Result: All bpel instances were inflight, but all human tasks went stale, at least didn't show up in WLA. This definitely didn't pass the expected results.



Conclusion
It is definitely very strong feature and avoid some hassles with stale activities. But in general it would be great to have this feature at the process level instead of server level. That way, we can do promiscuous only for sync and not just version the async one. I could not find such feature in 11g, guess I need to look around if composite have similar feature.


Wednesday, March 2, 2011

ESB Connection Leak in ESBPool

If I have to come up the list for top 5 things I hate most, Oracle ESB (only 10g) would definitely make it to that list. I have been working on it for almost 5 years and pretty much every single project, including project involving complex business processing in ESB to millions of transaction per hour just using ESB. Each time ESB never fails to disappoint me further. Every new release since 10.1.3.1 fixes hundreds of bugs and introduced another new hundreds. Just an instance "Unable to build the instance relationship", one should get nobel price for solving it as it has been unsolved mystery for 5 years and seems to be more complex than E=MC2. I personally have heard statement - "ESB is unreliable product" from internal Oracle SOA Gurus, and I completely disagree with it; I think that calling ESB a "product" itself is fundamentally breaking the laws of software ethics.

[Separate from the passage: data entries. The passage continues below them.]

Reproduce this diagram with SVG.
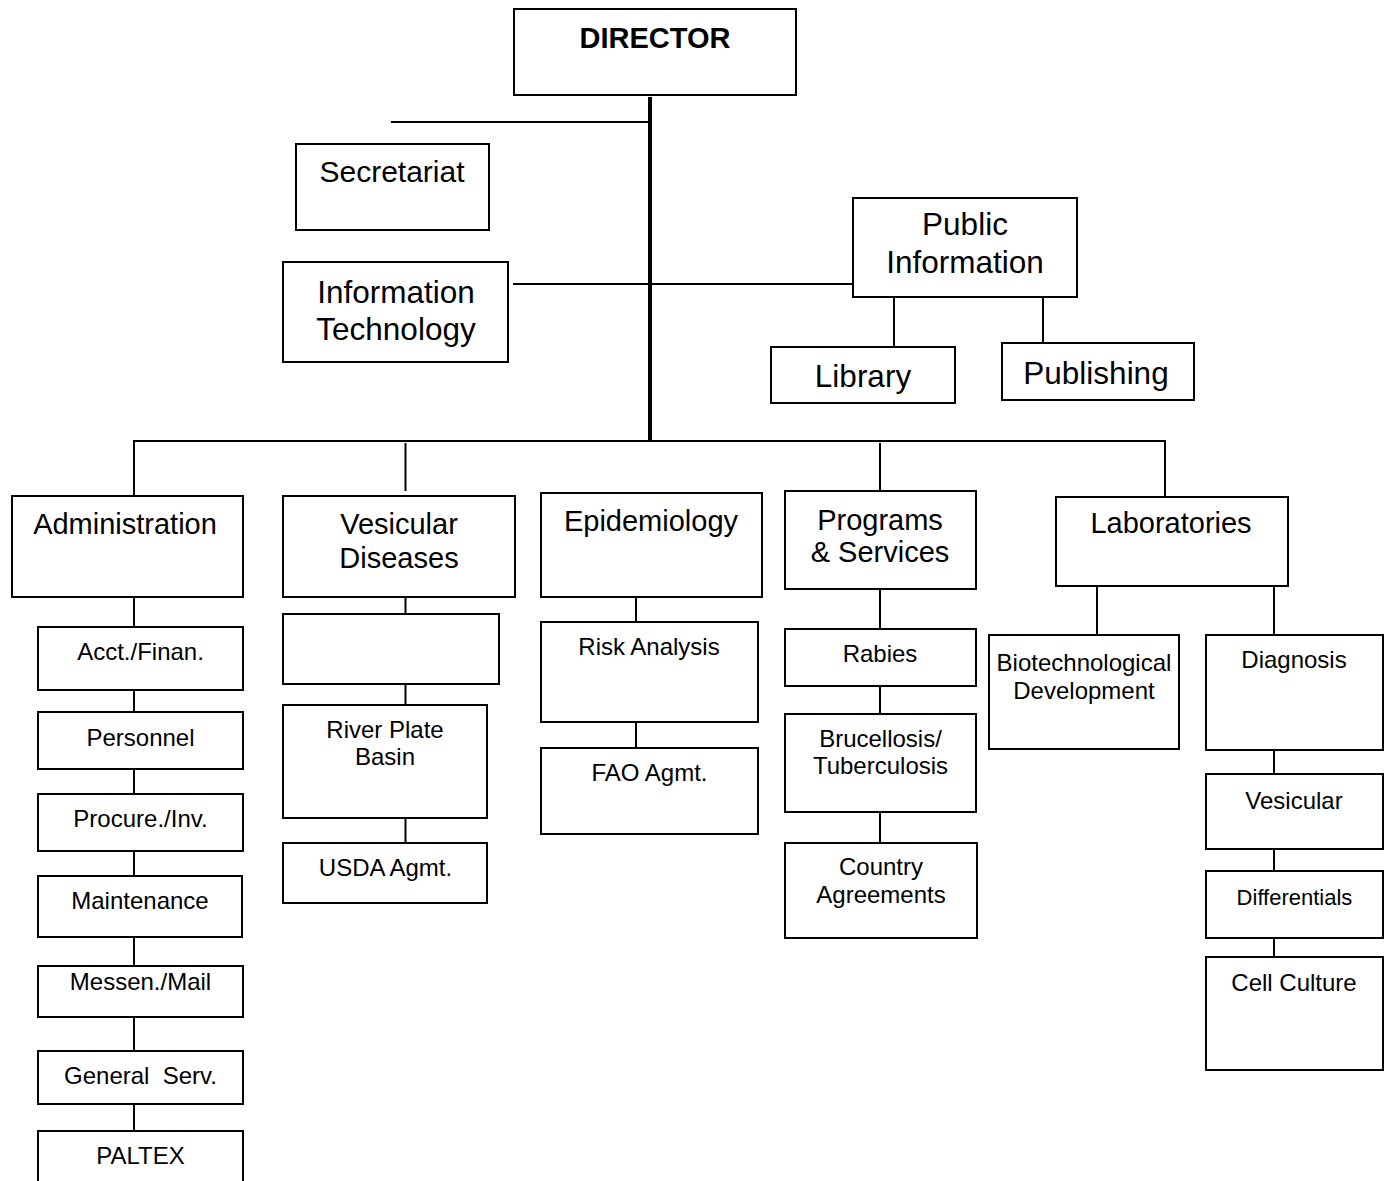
<svg xmlns="http://www.w3.org/2000/svg" width="1388" height="1181" viewBox="0 0 1388 1181">
<style>
rect{fill:#fff;stroke:#000;stroke-width:2}
text{font-family:"Liberation Sans",Arial,sans-serif;fill:#000;text-anchor:middle}
.xl{font-size:31.5px}
.l{font-size:29px}
.s{font-size:24px}
.b{font-size:29px;font-weight:bold}
#connectors line{stroke:#000;stroke-width:2}
#connectors line.thick{stroke-width:4}
</style>
<rect x="0" y="0" width="1388" height="1181" style="stroke:none"/>
<g id="connectors">
<line class="thick" x1="650" y1="97" x2="650" y2="442"/>
<line x1="391" y1="122" x2="650" y2="122"/>
<line x1="513" y1="284" x2="853" y2="284"/>
<line x1="133" y1="441" x2="1166" y2="441"/>
<line x1="134" y1="441" x2="134" y2="496"/>
<line x1="405.5" y1="443" x2="405.5" y2="491"/>
<line x1="880" y1="443" x2="880" y2="491"/>
<line x1="1165" y1="441" x2="1165" y2="497"/>
<line x1="894" y1="297" x2="894" y2="347"/>
<line x1="1043" y1="297" x2="1043" y2="343"/>
<line x1="134" y1="597" x2="134" y2="627"/>
<line x1="134" y1="690" x2="134" y2="712"/>
<line x1="134" y1="769" x2="134" y2="794"/>
<line x1="134" y1="851" x2="134" y2="876"/>
<line x1="134" y1="937" x2="134" y2="966"/>
<line x1="134" y1="1017" x2="134" y2="1051"/>
<line x1="134" y1="1104" x2="134" y2="1131"/>
<line x1="405.5" y1="597" x2="405.5" y2="614"/>
<line x1="405.5" y1="684" x2="405.5" y2="705"/>
<line x1="405.5" y1="818" x2="405.5" y2="843"/>
<line x1="636" y1="597" x2="636" y2="622"/>
<line x1="636" y1="722" x2="636" y2="748"/>
<line x1="880" y1="589" x2="880" y2="629"/>
<line x1="880" y1="686" x2="880" y2="714"/>
<line x1="880" y1="812" x2="880" y2="843"/>
<line x1="1097" y1="586" x2="1097" y2="635"/>
<line x1="1274" y1="586" x2="1274" y2="635"/>
<line x1="1274" y1="750" x2="1274" y2="774"/>
<line x1="1274" y1="849" x2="1274" y2="871"/>
<line x1="1274" y1="938" x2="1274" y2="957"/>
</g>
<g id="director"><rect x="514" y="9" width="282" height="86"/><text class="b" x="655" y="48">DIRECTOR</text></g>
<g id="secretariat"><rect x="296" y="144" width="193" height="86"/><text class="xl" x="392" y="182" style="font-size:30px">Secretariat</text></g>
<g id="it"><rect x="283" y="262" width="225" height="100"/><text class="xl" x="396" y="303">Information</text><text class="xl" x="396" y="340">Technology</text></g>
<g id="public-info"><rect x="853" y="198" width="224" height="99"/><text class="xl" x="965" y="235">Public</text><text class="xl" x="965" y="273">Information</text></g>
<g id="library"><rect x="771" y="347" width="184" height="56"/><text class="xl" x="863" y="387">Library</text></g>
<g id="publishing"><rect x="1002" y="343" width="192" height="57"/><text class="xl" x="1096" y="384">Publishing</text></g>
<g id="administration"><rect x="12" y="496" width="231" height="101"/><text class="l" x="125" y="534">Administration</text></g>
<g id="vesicular-diseases"><rect x="283" y="496" width="232" height="101"/><text class="l" x="399" y="534">Vesicular</text><text class="l" x="399" y="568">Diseases</text></g>
<g id="epidemiology"><rect x="541" y="493" width="221" height="104"/><text class="l" x="651" y="531">Epidemiology</text></g>
<g id="programs"><rect x="785" y="491" width="191" height="98"/><text class="l" x="880" y="530">Programs</text><text class="l" x="880" y="562">&amp; Services</text></g>
<g id="laboratories"><rect x="1056" y="497" width="232" height="89"/><text class="l" x="1171" y="533">Laboratories</text></g>
<g id="acct"><rect x="38" y="627" width="205" height="63"/><text class="s" x="140.5" y="660">Acct./Finan.</text></g>
<g id="personnel"><rect x="38" y="712" width="205" height="57"/><text class="s" x="140.5" y="746">Personnel</text></g>
<g id="procure"><rect x="38" y="794" width="205" height="57"/><text class="s" x="140.5" y="827">Procure./Inv.</text></g>
<g id="maintenance"><rect x="38" y="876" width="204" height="61"/><text class="s" x="140" y="909">Maintenance</text></g>
<g id="messen"><rect x="38" y="966" width="205" height="51"/><text class="s" x="140.5" y="990">Messen./Mail</text></g>
<g id="general"><rect x="38" y="1051" width="205" height="53"/><text class="s" x="140.5" y="1084" style="white-space:pre">General  Serv.</text></g>
<g id="paltex"><rect x="38" y="1131" width="205" height="60"/><text class="s" x="140.5" y="1164">PALTEX</text></g>
<g id="vd-blank"><rect x="283" y="614" width="216" height="70"/></g>
<g id="river-plate"><rect x="283" y="705" width="204" height="113"/><text class="s" x="385" y="738">River Plate</text><text class="s" x="385" y="765">Basin</text></g>
<g id="usda"><rect x="283" y="843" width="204" height="60"/><text class="s" x="385.5" y="876">USDA Agmt.</text></g>
<g id="risk"><rect x="541" y="622" width="217" height="100"/><text class="s" x="649" y="655">Risk Analysis</text></g>
<g id="fao"><rect x="541" y="748" width="217" height="86"/><text class="s" x="649.5" y="781">FAO Agmt.</text></g>
<g id="rabies"><rect x="785" y="629" width="191" height="57"/><text class="s" x="880" y="662">Rabies</text></g>
<g id="brucellosis"><rect x="785" y="714" width="191" height="98"/><text class="s" x="880.5" y="747">Brucellosis/</text><text class="s" x="880.5" y="774">Tuberculosis</text></g>
<g id="country"><rect x="785" y="843" width="192" height="95"/><text class="s" x="881" y="875">Country</text><text class="s" x="881" y="903">Agreements</text></g>
<g id="biotech"><rect x="989" y="635" width="190" height="114"/><text class="s" x="1084" y="671">Biotechnological</text><text class="s" x="1084" y="699">Development</text></g>
<g id="diagnosis"><rect x="1206" y="635" width="177" height="115"/><text class="s" x="1294" y="668">Diagnosis</text></g>
<g id="vesicular"><rect x="1206" y="774" width="177" height="75"/><text class="s" x="1294" y="809">Vesicular</text></g>
<g id="differentials"><rect x="1206" y="871" width="177" height="67"/><text class="s" x="1294.5" y="905" style="font-size:22px">Differentials</text></g>
<g id="cell-culture"><rect x="1206" y="957" width="177" height="113"/><text class="s" x="1294" y="991">Cell Culture</text></g>
</svg>
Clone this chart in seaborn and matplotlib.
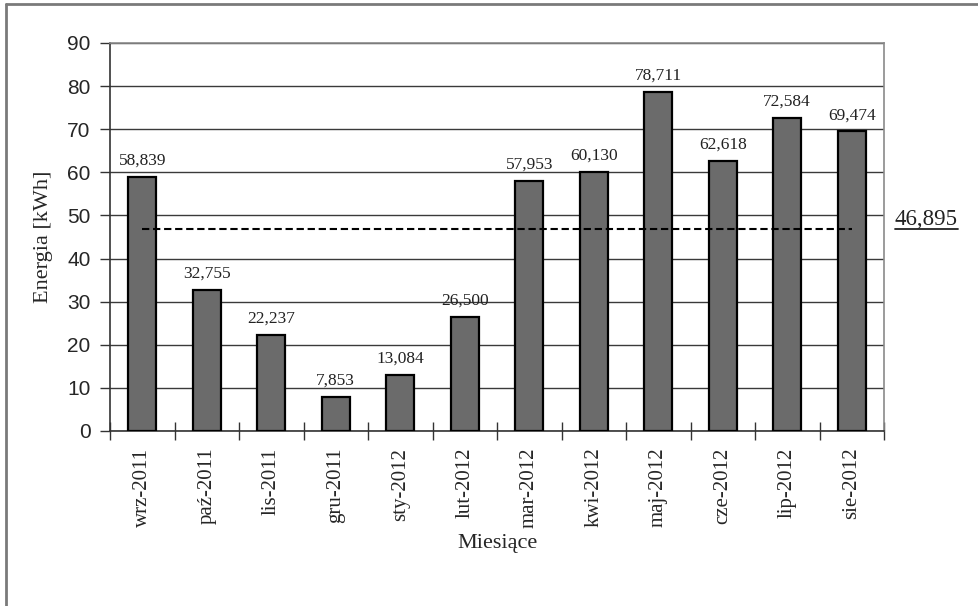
import numpy as np
import pandas as pd
import seaborn as sns
import matplotlib.pyplot as plt
from matplotlib.lines import Line2D
from matplotlib.transforms import blended_transform_factory

months = ['wrz-2011', 'paź-2011', 'lis-2011', 'gru-2011', 'sty-2012', 'lut-2012',
          'mar-2012', 'kwi-2012', 'maj-2012', 'cze-2012', 'lip-2012', 'sie-2012']
energy = [58.839, 32.755, 22.237, 7.853, 13.084, 26.500,
          57.953, 60.130, 78.711, 62.618, 72.584, 69.474]
y_ticks = [0, 10, 20, 30, 40, 50, 60, 70, 80, 90]

df = pd.DataFrame({'Miesiace': months, 'Energia': energy})
avg = float(np.mean(energy))  # średnia miesięczna

sns.set_style('white')
plt.rcParams['font.family'] = ['Liberation Serif', 'DejaVu Serif']

fig = plt.figure(figsize=(9.79, 6.06), dpi=100)
ax = fig.add_axes([110 / 979, 1 - 431 / 606, (884 - 110) / 979, (431 - 43) / 606])

sns.barplot(data=df, x='Miesiace', y='Energia', color='#6b6b6b', saturation=1,
            edgecolor='black', linewidth=1.6, width=0.43, ax=ax, zorder=3)

# linia średniej
sns.lineplot(x=list(range(len(months))), y=[avg] * len(months), ax=ax,
             color='black', linewidth=1.5, linestyle=(0, (3.5, 1.8)), zorder=4)

# etykiety wartości nad słupkami
labels = [f'{v:.3f}'.replace('.', ',') for v in energy]
ax.bar_label(ax.containers[0], labels=labels, padding=6, fontsize=12.5,
             family='Liberation Serif', color='#222222')

ax.set_ylim(0, 90)
ax.set_xlim(-0.5, len(months) - 0.5)
ax.set_yticks(y_ticks)
ax.yaxis.grid(True, color='#3a3a3a', linewidth=1.0, zorder=0)
ax.set_axisbelow(True)

ax.tick_params(axis='y', direction='out', length=7, width=1, color='#333333',
               labelsize=15, pad=7, left=True)
for t in ax.get_yticklabels():
    t.set_family('Liberation Sans')

ax.set_xticks(np.arange(len(months)))
ax.set_xticklabels(months, rotation=90, fontsize=15)
ax.set_xticks(np.arange(len(months) + 1) - 0.5, minor=True)
ax.tick_params(axis='x', which='major', length=0, pad=12)
ax.tick_params(axis='x', which='minor', direction='inout', length=13, width=1,
               color='#333333', bottom=True)

ax.set_ylabel('Energia [kWh]', fontsize=16, labelpad=10)
ax.set_xlabel('Miesiące', fontsize=16, labelpad=4)

for side in ['left', 'bottom']:
    ax.spines[side].set_color('#333333')
    ax.spines[side].set_linewidth(1.2)
for side in ['top', 'right']:
    ax.spines[side].set_color('#8a8a8a')
    ax.spines[side].set_linewidth(1.2)

# podpis średniej z podkreśleniem
blend = blended_transform_factory(fig.transFigure, ax.transData)
txt = ax.text(895 / 979, avg + 0.95, f'{avg:.3f}'.replace('.', ','), fontsize=16.5,
              transform=blend, va='baseline', ha='left', color='#222222')
fig.canvas.draw()
bb = txt.get_window_extent()
x0, x1 = fig.transFigure.inverted().transform([[bb.x0, 0], [bb.x1, 0]])[:, 0]
ax.add_line(Line2D([x0, x1], [avg, avg], color='#222222', linewidth=1.3,
                   transform=blend, clip_on=False))

# obramowanie obrazka
fig.add_artist(Line2D([6.5 / 979, 6.5 / 979], [0, 1 - 3.5 / 606], color='#7a7a7a',
                      linewidth=2, transform=fig.transFigure))
fig.add_artist(Line2D([6.5 / 979, 1], [1 - 3.5 / 606, 1 - 3.5 / 606], color='#7a7a7a',
                      linewidth=2, transform=fig.transFigure))

fig.savefig('out.png', dpi=100)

Anyways, recently did 10.1.3.5.2 upgrade and we saw that ESB connection pool (ESBPool) was growing 100 connections per hour. After deprived sleep multiple nights, we found that it was another ESB bug. There were constant error messages like "Unclosed connection detected : 'oracle.oc4j.sql.spi.ConnectionFinalizer@" in log.xml. Upon creating multiple different test cases, I found that it was with a very specific pattern:

AQ -> ESB Consumer -> ESB Async Routing Rule -> Asyn BPEL

The Async Routing Rule was the culprit and such flows were found in OOTB AIA code. Once we fixed it from Async to Sync, connections never went up more than 2, and life was back to normal again.